I have a query that runs about 30-50 seconds.  The query is a join between 2 tables (customer and address), each table with about 400,000 rows.  My customer table has fields like first_name and last_name where the address table has city, state, etc.  I'm using "like" in most of the query columns, which all have indexes.  The actual query is:

SELECT p.party_id, p.first_name, p.last_name, pli.address1, pli.city, pli.state FROM customer as p JOIN address as pli ON ( p.party_id = pli.party_id ) WHERE ( p.void_flag IS NULL OR p.void_flag = false )  AND  (first_name like 'B%') AND (last_name like 'S%') AND (pli.state like 'M%') AND (pli.city like 'AL%') ORDER BY last_name, first_name LIMIT 51

When the query runs, the hard drive lights up for the duration.  (I'm confused by this as 'top' reports only 24k of swap in use).  My SUSE 9 test machine has 512 Meg of RAM with 300 Meg used by a Java app.  Postmaster reports 56 Meg under "top" and has a 52 Meg segment under "ipcs".  I've played with the cache size, shared buffers, and OS shmmax with little change in the query performance.
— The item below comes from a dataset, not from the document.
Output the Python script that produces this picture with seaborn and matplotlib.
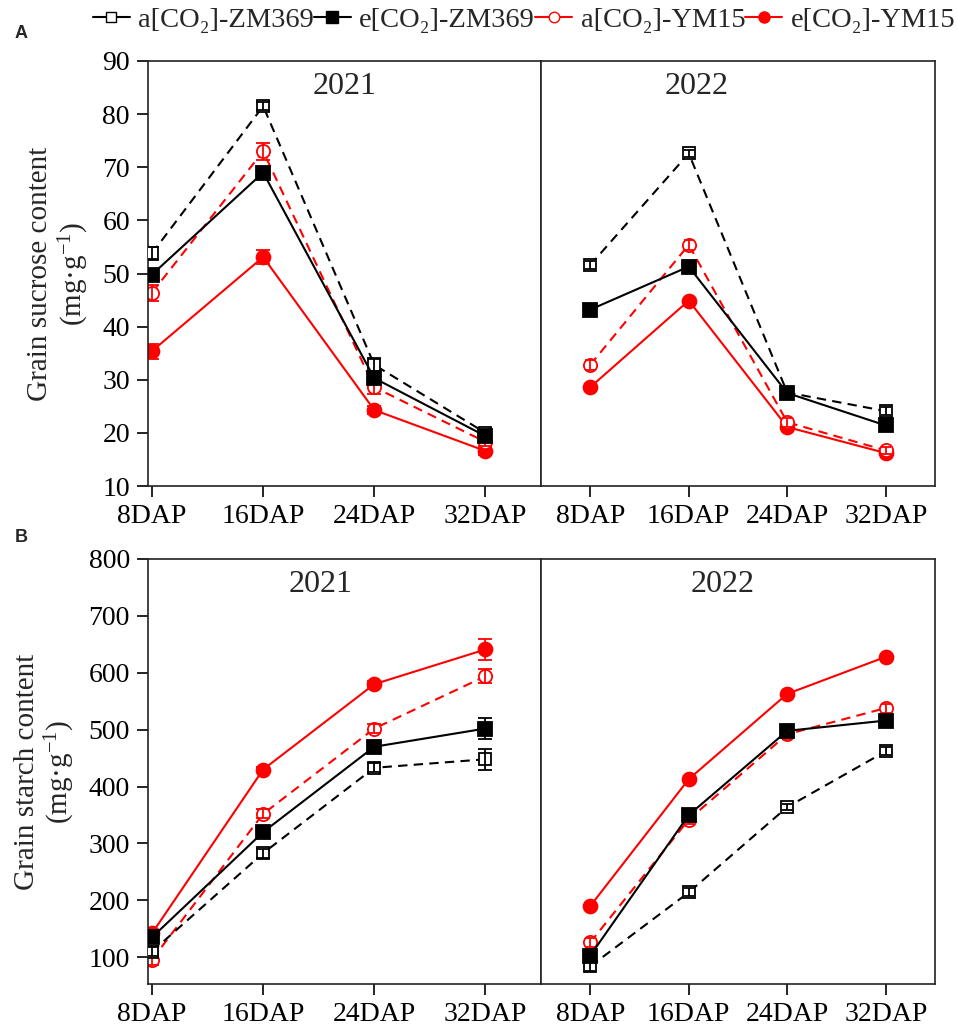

Q: Would this query benefit from using a view between these two tables?

Q: Any idea why the reported swap usage is so low, yet the query slams the drive?  Is postgres not caching this data?  If I run the query with the same arguments, it comes right back the second time.  If I change the args and re-run, it goes back to the hard drive and takes 30-50 seconds.